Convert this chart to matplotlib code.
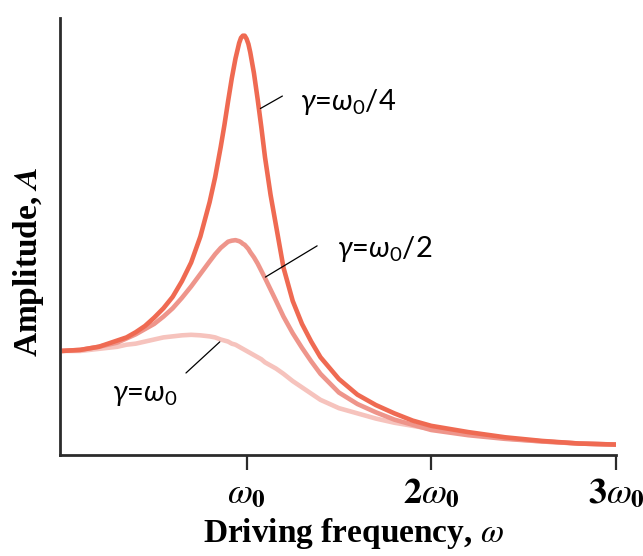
import matplotlib
matplotlib.use("Agg")
import matplotlib.pyplot as plt

# driving frequency in units of omega_0, amplitude in units of the static amplitude
omega = [0, 0.1, 0.2, 0.3, 0.35, 0.4, 0.45, 0.5, 0.55, 0.6, 0.65, 0.7, 0.75, 0.8, 0.83, 0.86,
         0.88, 0.9, 0.92, 0.94, 0.96, 0.97, 0.98, 0.99, 1.0, 1.01, 1.02, 1.04, 1.06, 1.08, 1.1,
         1.13, 1.16, 1.2, 1.25, 1.3, 1.35, 1.4, 1.5, 1.6, 1.7, 1.8, 1.9, 2.0, 2.2, 2.4, 2.6,
         2.8, 3.0]

amp_quarter = [1.00, 1.01, 1.04, 1.10, 1.13, 1.18, 1.24, 1.32, 1.41, 1.52, 1.67, 1.85, 2.10,
               2.43, 2.67, 2.96, 3.17, 3.40, 3.62, 3.81, 3.96, 4.01, 4.03, 4.03, 4.00, 3.95,
               3.87, 3.67, 3.42, 3.15, 2.86, 2.50, 2.20, 1.80, 1.48, 1.26, 1.09, 0.94, 0.73,
               0.58, 0.48, 0.40, 0.33, 0.28, 0.22, 0.17, 0.135, 0.11, 0.10]

amp_half = [1.00, 1.01, 1.04, 1.08, 1.12, 1.16, 1.21, 1.26, 1.33, 1.41, 1.51, 1.62, 1.74,
            1.86, 1.93, 1.99, 2.02, 2.05, 2.06, 2.065, 2.055, 2.045, 2.03, 2.02, 2.00, 1.98,
            1.95, 1.90, 1.84, 1.77, 1.70, 1.59, 1.48, 1.33, 1.17, 1.03, 0.90, 0.78, 0.60,
            0.49, 0.41, 0.34, 0.29, 0.24, 0.19, 0.155, 0.13, 0.11, 0.10]

amp_one = [1.00, 1.00, 1.02, 1.04, 1.06, 1.07, 1.09, 1.11, 1.13, 1.14, 1.15, 1.155, 1.15,
           1.14, 1.13, 1.11, 1.10, 1.09, 1.07, 1.06, 1.04, 1.03, 1.02, 1.01, 1.00, 0.99,
           0.98, 0.96, 0.94, 0.92, 0.89, 0.86, 0.83, 0.78, 0.71, 0.65, 0.59, 0.53, 0.45,
           0.40, 0.35, 0.31, 0.28, 0.25, 0.20, 0.16, 0.13, 0.11, 0.10]

tick_pos = [1, 2, 3]
tick_labels = [r'$\omega_{\mathbf{0}}$', r'$\mathbf{2}\omega_{\mathbf{0}}$', r'$\mathbf{3}\omega_{\mathbf{0}}$']

# annotation font (Calibri-like sans)
plt.rcParams['mathtext.fontset'] = 'custom'
plt.rcParams['mathtext.rm'] = 'Lato'
plt.rcParams['mathtext.it'] = 'Lato:italic'
plt.rcParams['mathtext.bf'] = 'Lato:bold'

fig = plt.figure(figsize=(6.43, 5.56), dpi=100)
ax = fig.add_axes([0.0933, 0.1817, 0.8647, 0.7859])

style = dict(lw=3.3, solid_capstyle='butt', solid_joinstyle='round')
ax.plot(omega, amp_one, color='#F6C3BD', **style)
ax.plot(omega, amp_half, color='#EE958B', **style)
ax.plot(omega, amp_quarter, color='#EF6A52', **style)

ax.set_xlim(-0.01, 3)
ax.set_ylim(0, 4.2)

for side in ['top', 'right']:
    ax.spines[side].set_visible(False)
for side in ['left', 'bottom']:
    ax.spines[side].set_color('#2b2b2b')
    ax.spines[side].set_linewidth(2.0)

ax.set_yticks([])
ax.set_xticks(tick_pos)
ax.set_xticklabels(tick_labels, fontsize=26, math_fontfamily='stix')
ax.tick_params(axis='x', direction='out', length=11, width=1.6, color='#2b2b2b', pad=4)

ax.set_xlabel(r'Driving frequency, $\omega$', fontsize=24, fontweight='bold',
              family='Liberation Serif', math_fontfamily='stix')
ax.set_ylabel(r'Amplitude, $\mathbfit{A}$', fontsize=24, fontweight='bold',
              family='Liberation Serif', math_fontfamily='stix')
ax.xaxis.set_label_coords(0.527, -0.14)
ax.yaxis.set_label_coords(-0.025, 0.442)

# labels with leader lines
line_kw = dict(arrowstyle='-', color='black', lw=0.9, shrinkA=0, shrinkB=0)
ax.annotate('', xy=(1.075, 3.33), xytext=(1.194, 3.45), arrowprops=line_kw)
ax.annotate('', xy=(1.102, 1.71), xytext=(1.382, 2.01), arrowprops=line_kw)
ax.annotate('', xy=(0.855, 1.087), xytext=(0.672, 0.788), arrowprops=line_kw)

txt_kw = dict(fontsize=21, family='Lato', va='center', ha='left', math_fontfamily='custom')
ax.text(1.29, 3.39, r'$\mathit{\gamma}$=$\mathit{\omega}_0$/4', **txt_kw)
ax.text(1.49, 1.98, r'$\mathit{\gamma}$=$\mathit{\omega}_0$/2', **txt_kw)
ax.text(0.27, 0.58, r'$\mathit{\gamma}$=$\mathit{\omega}_0$', **txt_kw)

plt.savefig('out.png', dpi=100)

#####

▶ WRITTEN TASK: Restate the material word for word from its first line through the line containing "ax = fig.add_axes([0.0933, 0.1817, 0.8647, 0.7859])", both included; the pictures do not belong in it.

▶ COMPLETE ANSWER:
Convert this chart to matplotlib code.
import matplotlib
matplotlib.use("Agg")
import matplotlib.pyplot as plt

# driving frequency in units of omega_0, amplitude in units of the static amplitude
omega = [0, 0.1, 0.2, 0.3, 0.35, 0.4, 0.45, 0.5, 0.55, 0.6, 0.65, 0.7, 0.75, 0.8, 0.83, 0.86,
         0.88, 0.9, 0.92, 0.94, 0.96, 0.97, 0.98, 0.99, 1.0, 1.01, 1.02, 1.04, 1.06, 1.08, 1.1,
         1.13, 1.16, 1.2, 1.25, 1.3, 1.35, 1.4, 1.5, 1.6, 1.7, 1.8, 1.9, 2.0, 2.2, 2.4, 2.6,
         2.8, 3.0]

amp_quarter = [1.00, 1.01, 1.04, 1.10, 1.13, 1.18, 1.24, 1.32, 1.41, 1.52, 1.67, 1.85, 2.10,
               2.43, 2.67, 2.96, 3.17, 3.40, 3.62, 3.81, 3.96, 4.01, 4.03, 4.03, 4.00, 3.95,
               3.87, 3.67, 3.42, 3.15, 2.86, 2.50, 2.20, 1.80, 1.48, 1.26, 1.09, 0.94, 0.73,
               0.58, 0.48, 0.40, 0.33, 0.28, 0.22, 0.17, 0.135, 0.11, 0.10]

amp_half = [1.00, 1.01, 1.04, 1.08, 1.12, 1.16, 1.21, 1.26, 1.33, 1.41, 1.51, 1.62, 1.74,
            1.86, 1.93, 1.99, 2.02, 2.05, 2.06, 2.065, 2.055, 2.045, 2.03, 2.02, 2.00, 1.98,
            1.95, 1.90, 1.84, 1.77, 1.70, 1.59, 1.48, 1.33, 1.17, 1.03, 0.90, 0.78, 0.60,
            0.49, 0.41, 0.34, 0.29, 0.24, 0.19, 0.155, 0.13, 0.11, 0.10]

amp_one = [1.00, 1.00, 1.02, 1.04, 1.06, 1.07, 1.09, 1.11, 1.13, 1.14, 1.15, 1.155, 1.15,
           1.14, 1.13, 1.11, 1.10, 1.09, 1.07, 1.06, 1.04, 1.03, 1.02, 1.01, 1.00, 0.99,
           0.98, 0.96, 0.94, 0.92, 0.89, 0.86, 0.83, 0.78, 0.71, 0.65, 0.59, 0.53, 0.45,
           0.40, 0.35, 0.31, 0.28, 0.25, 0.20, 0.16, 0.13, 0.11, 0.10]

tick_pos = [1, 2, 3]
tick_labels = [r'$\omega_{\mathbf{0}}$', r'$\mathbf{2}\omega_{\mathbf{0}}$', r'$\mathbf{3}\omega_{\mathbf{0}}$']

# annotation font (Calibri-like sans)
plt.rcParams['mathtext.fontset'] = 'custom'
plt.rcParams['mathtext.rm'] = 'Lato'
plt.rcParams['mathtext.it'] = 'Lato:italic'
plt.rcParams['mathtext.bf'] = 'Lato:bold'

fig = plt.figure(figsize=(6.43, 5.56), dpi=100)
ax = fig.add_axes([0.0933, 0.1817, 0.8647, 0.7859])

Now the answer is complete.